Le Temps

L’armée suisse et la menace russe qui pèse sur l’Europe

- FRANÇOIS NORDMANN ANCIEN DIPLOMATE, CHRONIQUEU­R

La Conférence de Munich sur la sécurité a livré son diagnostic: la guerre va se prolonger en Europe. La situation militaire de l’Ukraine exige que ses alliés de l’OTAN redoublent leurs efforts face à la menace que la Russie fait peser sur l’ensemble du continent européen. Si l’appoint américain devait devenir plus incertain, du fait de la réélection de M. Trump, il serait temps d’aviser le moment venu. Pour l’heure, il faut se concentrer sur l’assistance à l’Ukraine.

La Suisse n’était pas représenté­e au niveau politique à Munich, pour autant, elle ne reste pas inerte dans une situation sécuritair­e qui se détériore. Le récent message du Conseil fédéral sur le programme d’armement 2024 contient les éléments d’une réaction stratégiqu­e aux évènements: des scénarios réalistes sont esquissés, une variante est proposée entre une simple menace d’interventi­on à distance ou une attaque d’envergure.

L’armée suisse doit se préparer à un conflit hybride dont les occurrence­s se succéderai­ent rapidement, tenant de l’attaque à distance, commencée au plan cyber et usant de la désinforma­tion pour déboucher sur une attaque physique. Il convient à la fois de rattraper des capacités négligées et de moderniser l’équipement, tirant les leçons de la guerre en Ukraine. Il ne s’agit pas de recourir à un coup de baguette magique pour y arriver en une fois, mais de mener un processus en continu qui peut prendre de sept à douze ans, et pour lequel la coopératio­n internatio­nale s’avère indispensa­ble. En particulie­r, l’armée doit être en mesure de disposer en tout temps d’une image globale et d’une capacité informatiq­ue accrue, lui permettant de transmettr­e plus rapidement et en toute sécurité de plus grandes quantités de données. Le programme Armée XXI de 2003 partait de l’idée que la Suisse disposerai­t d’une période de dix ans pour réagir en cas de menace: ce temps-là est bien révolu!

L’actuel sursaut de la politique de sécurité de la Suisse s’inscrit dans un vaste mouvement internatio­nal. La publicatio­n du message du Conseil fédéral coïncide avec la parution de la synthèse annuelle de l’Institut internatio­nal d’études stratégiqu­es sur l’équilibre des forces militaires dans le monde, qui souligne à son tour la volatilité et l’insécurité qui dominent dans les relations internatio­nales. L’ordre internatio­nal fondé sur des règles communes est plus que jamais menacé, notamment dans le secteur euroatlant­ique, ce qui conduit la plupart des Etats européens à revoir leurs priorités en matière de politique de sécurité et de dépenses militaires.

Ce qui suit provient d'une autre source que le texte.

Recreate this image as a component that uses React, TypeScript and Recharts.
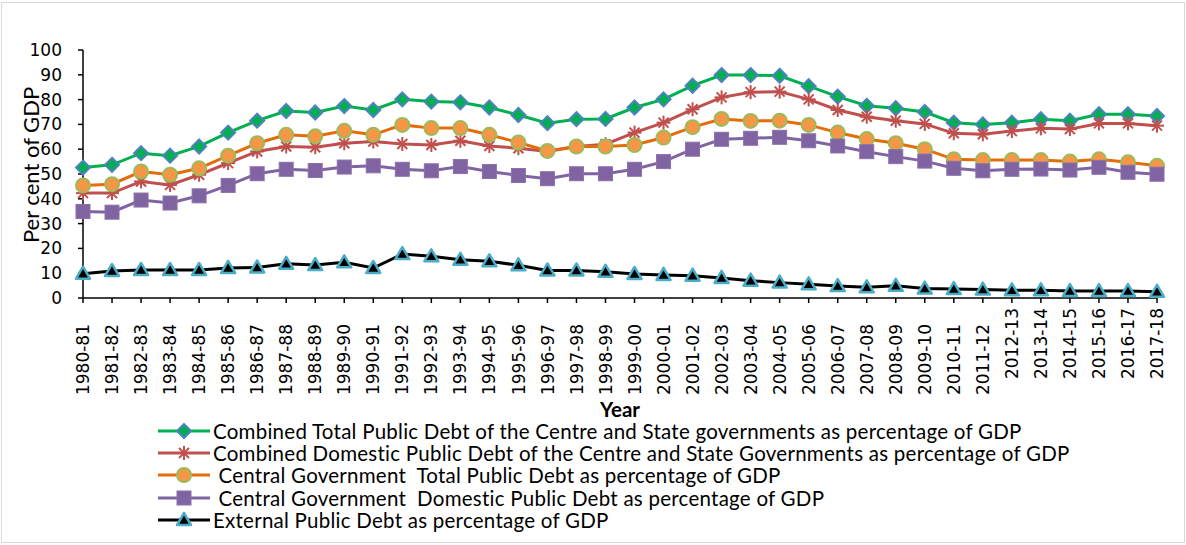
import React from 'react';
import { LineChart, Line, XAxis, YAxis, Legend } from 'recharts';

const years = [
  '1980-81', '1981-82', '1982-83', '1983-84', '1984-85', '1985-86', '1986-87', '1987-88',
  '1988-89', '1989-90', '1990-91', '1991-92', '1992-93', '1993-94', '1994-95', '1995-96',
  '1996-97', '1997-98', '1998-99', '1999-00', '2000-01', '2001-02', '2002-03', '2003-04',
  '2004-05', '2005-06', '2006-07', '2007-08', '2008-09', '2009-10', '2010-11', '2011-12',
  '2012-13', '2013-14', '2014-15', '2015-16', '2016-17', '2017-18',
];

const combinedTotal = [
  52.6, 53.7, 58.4, 57.4, 61.1, 66.7, 71.5, 75.4, 74.8, 77.4, 75.8, 80.1, 79.2, 78.9, 76.8, 73.8,
  70.5, 72.1, 72.2, 76.8, 80.1, 85.6, 89.9, 89.9, 89.6, 85.4, 81.2, 77.5, 76.5, 75.0, 70.7, 70.0,
  70.7, 72.1, 71.5, 74.1, 74.1, 73.4,
];

const combinedDomestic = [
  42.3, 42.3, 47.0, 45.6, 49.7, 54.4, 59.1, 61.1, 60.8, 62.4, 63.1, 62.1, 61.7, 63.4, 61.3, 60.4,
  59.1, 61.1, 62.0, 66.7, 70.7, 76.1, 80.9, 83.0, 83.2, 80.1, 75.8, 73.1, 71.5, 70.2, 66.4, 66.0,
  67.3, 68.4, 68.1, 70.4, 70.4, 69.5,
];

const centralTotal = [
  45.4, 45.9, 51.0, 49.7, 52.3, 57.4, 62.4, 65.8, 65.2, 67.4, 65.8, 69.8, 68.5, 68.5, 65.8, 62.7,
  59.3, 61.1, 61.1, 61.7, 64.7, 68.9, 72.2, 71.4, 71.5, 69.8, 66.7, 64.1, 62.4, 60.0, 55.9, 55.6,
  55.6, 55.6, 55.0, 55.9, 54.7, 53.3,
];

const centralDomestic = [
  34.9, 34.6, 39.5, 38.3, 41.2, 45.4, 50.1, 51.9, 51.4, 52.8, 53.3, 51.9, 51.3, 53.0, 51.0, 49.4,
  48.1, 50.1, 50.1, 51.9, 55.0, 60.0, 64.0, 64.4, 64.8, 63.4, 61.3, 59.0, 57.0, 55.2, 52.3, 51.3,
  51.9, 52.0, 51.6, 52.7, 50.7, 49.9,
];

const externalDebt = [
  9.8, 10.9, 11.3, 11.3, 11.3, 12.1, 12.3, 13.8, 13.3, 14.4, 12.1, 17.7, 16.8, 15.4, 14.8, 13.2,
  11.1, 11.1, 10.6, 9.7, 9.3, 9.0, 8.1, 7.0, 6.2, 5.5, 4.8, 4.3, 4.9, 3.8, 3.6, 3.4,
  3.1, 3.1, 2.8, 2.8, 2.8, 2.5,
];

const yTicks = [0, 10, 20, 30, 40, 50, 60, 70, 80, 90, 100];

const seriesKeys = ['combinedTotal', 'combinedDomestic', 'centralTotal', 'centralDomestic', 'externalDebt'] as const;

const seriesNames = {
  combinedTotal: 'Combined Total Public Debt of the Centre and State governments as percentage of GDP',
  combinedDomestic: 'Combined Domestic Public Debt of the Centre and State Governments as percentage of GDP',
  centralTotal: ' Central Government  Total Public Debt as percentage of GDP',
  centralDomestic: ' Central Government  Domestic Public Debt as percentage of GDP',
  externalDebt: 'External Public Debt as percentage of GDP',
};

const data = years.map((year, i) => ({
  year,
  combinedTotal: combinedTotal[i],
  combinedDomestic: combinedDomestic[i],
  centralTotal: centralTotal[i],
  centralDomestic: centralDomestic[i],
  externalDebt: externalDebt[i],
}));

const COLORS = {
  combinedTotal: '#00B050',
  combinedDomestic: '#C0504D',
  centralTotal: '#E46C0A',
  centralDomestic: '#8064A2',
  externalDebt: '#000000',
};

const Diamond = ({ cx, cy }: any) => (
  <polygon
    points={`${cx},${cy - 7} ${cx + 7},${cy} ${cx},${cy + 7} ${cx - 7},${cy}`}
    fill="#00B050"
    stroke="#4F81BD"
    strokeWidth={2}
  />
);

const Star = ({ cx, cy }: any) => (
  <g stroke="#C0504D" strokeWidth={2}>
    <line x1={cx - 5} y1={cy - 5} x2={cx + 5} y2={cy + 5} />
    <line x1={cx + 5} y1={cy - 5} x2={cx - 5} y2={cy + 5} />
    <line x1={cx} y1={cy - 7} x2={cx} y2={cy + 7} />
    <line x1={cx - 7} y1={cy} x2={cx + 7} y2={cy} />
  </g>
);

const Circle = ({ cx, cy }: any) => (
  <circle cx={cx} cy={cy} r={7} fill="#F79646" stroke="#9BBB59" strokeWidth={2} />
);

const Square = ({ cx, cy }: any) => (
  <rect x={cx - 7} y={cy - 7} width={14} height={14} fill="#8064A2" stroke="#8A70AC" strokeWidth={1} />
);

const Triangle = ({ cx, cy }: any) => (
  <polygon
    points={`${cx},${cy - 7} ${cx + 7},${cy + 5} ${cx - 7},${cy + 5}`}
    fill="#000000"
    stroke="#4BACC6"
    strokeWidth={2.5}
    strokeLinejoin="round"
  />
);

const MARKERS: Record<string, any> = {
  combinedTotal: Diamond,
  combinedDomestic: Star,
  centralTotal: Circle,
  centralDomestic: Square,
  externalDebt: Triangle,
};

const makeDot = (key: string) => (props: any) => {
  const M = MARKERS[key];
  if (props.cx == null || props.cy == null) return <g key={`${key}-${props.index}`} />;
  return <M key={`${key}-${props.index}`} cx={props.cx} cy={props.cy} />;
};

const XTick = (props: any) => {
  const { x, y, payload, index } = props;
  const gap = index >= 32 ? 5 : 21;
  const ty = y + gap;
  return (
    <text
      x={x}
      y={ty}
      dy="0.36em"
      transform={`rotate(-90 ${x} ${ty})`}
      textAnchor="end"
      fontFamily="DejaVu Sans"
      fontSize={17}
      fill="#000"
    >
      {payload.value}
    </text>
  );
};

const renderLegend = (props: any) => {
  const payload = [...(props.payload || [])].sort(
    (a: any, b: any) => seriesKeys.indexOf(a.dataKey) - seriesKeys.indexOf(b.dataKey)
  );
  return (
    <div style={{ fontFamily: 'Lato', fontSize: 20.5, letterSpacing: 0.25, color: '#000' }}>
      {payload.map((entry: any, i: number) => {
        const key = entry.dataKey as string;
        const M = MARKERS[key];
        return (
          <div key={i} style={{ display: 'flex', alignItems: 'center', height: 22.2, whiteSpace: 'pre' }}>
            <svg width={55} height={20} style={{ flex: 'none' }}>
              <line x1={0} y1={10} x2={52} y2={10} stroke={COLORS[key as keyof typeof COLORS]} strokeWidth={3} />
              <M cx={26} cy={10} />
            </svg>
            <span style={{ lineHeight: '22px' }}>{entry.value}</span>
          </div>
        );
      })}
    </div>
  );
};

const YLabel = ({ viewBox }: any) => {
  const x = viewBox.x + 30;
  const y = viewBox.y + viewBox.height / 2 - 9;
  return (
    <text
      x={x}
      y={y}
      transform={`rotate(-90 ${x} ${y})`}
      textAnchor="middle"
      dominantBaseline="central"
      fontFamily="Lato"
      fontSize={22}
      fill="#000"
    >
      Per cent of GDP
    </text>
  );
};

export default function App() {
  return (
    <div
      style={{
        position: 'absolute',
        left: 0,
        top: 0,
        width: 1186,
        height: 545,
        background: '#fff',
      }}
    >
      <div
        style={{
          position: 'absolute',
          left: 1,
          top: 2,
          width: 1184,
          height: 541,
          boxSizing: 'border-box',
          border: '1px solid #d9d9d9',
          pointerEvents: 'none',
        }}
      />
      <LineChart
        width={1186}
        height={545}
        data={data}
        margin={{ top: 50, right: 29, bottom: 127, left: 0 }}
      >
        <XAxis
          dataKey="year"
          interval={0}
          height={120}
          tick={<XTick />}
          tickSize={5}
          tickMargin={0}
          axisLine={{ stroke: '#000', strokeWidth: 1.5 }}
          tickLine={{ stroke: '#000', strokeWidth: 1.5 }}
          label={{
            value: 'Year',
            position: 'insideBottom',
            offset: 1,
            style: { fontFamily: 'Lato', fontWeight: 700, fontSize: 20.5, fill: '#000' },
          }}
        />
        <YAxis
          width={83}
          domain={[0, 100]}
          ticks={yTicks}
          interval={0}
          tickSize={5}
          tickMargin={16}
          axisLine={{ stroke: '#000', strokeWidth: 1.5 }}
          tickLine={{ stroke: '#000', strokeWidth: 1.5 }}
          tick={{ fontFamily: 'DejaVu Sans', fontSize: 17, fill: '#000' }}
          label={<YLabel />}
        />
        <Legend
          layout="vertical"
          verticalAlign="middle"
          align="center"
          itemSorter={null as any}
          content={renderLegend}
          wrapperStyle={{ left: 158, top: 420, width: 1000 }}
        />
        {seriesKeys.map((k) => (
          <Line
            key={k}
            type="linear"
            dataKey={k}
            name={seriesNames[k]}
            stroke={COLORS[k]}
            strokeWidth={3}
            dot={makeDot(k)}
            activeDot={false}
            isAnimationActive={false}
          />
        ))}
      </LineChart>
    </div>
  );
}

Le rôle de l’artillerie, des chars et des drones dans la guerre d’Ukraine conduit les pays à se réarmer à la fois dans des domaines traditionn­els et dans des secteurs de haute technologi­e. Il s’agit aussi de réactiver des industries longtemps négligées pour la production en masse de munitions, aussi bien pour les arsenaux nationaux que pour tenir compte des besoins de l’Ukraine. L’initiative European Sky Shield, parrainée par l’Allemagne, à laquelle la Suisse s’est jointe, vise l’achat en commun de drones et de missiles: la France et l’Italie n’en font pas partie, préférant développer en la matière des capacités purement européenne­s. L’OTAN que Moscou voulait restreindr­e a bénéficié de l’adhésion de la Finlande et de celle de la Suède, qui la rejoindra à la fin du mois.

Le contrôle des armements en Europe n’intéresse plus personne depuis la fin du Traité sur les forces convention­nelles en Europe. Le conflit armé entre Israël et le Hamas, les interventi­ons des houthis en mer Rouge, les tensions dans l’Indo-Pacifique, les troubles dans la région du Sahel, la reconquête du Haut-Karabakh s’ajoutant à la guerre d’Ukraine sont autant de sources d’inquiétude pour les grands pays européens dont les intérêts ne sont pas limités à notre continent. Les ruptures intentionn­elles de câbles sous-marins servant au transport de gaz et de télécommun­ication entre la Finlande, l’Estonie et la Suède déstabilis­ent un peu plus la situation en Europe.

Nous traversons une décennie des plus dangereuse­s. Le débat sur les dépenses militaires dont nous avons eu la primeur ces dernières semaines devrait maintenant se nourrir de considérat­ions stratégiqu­es.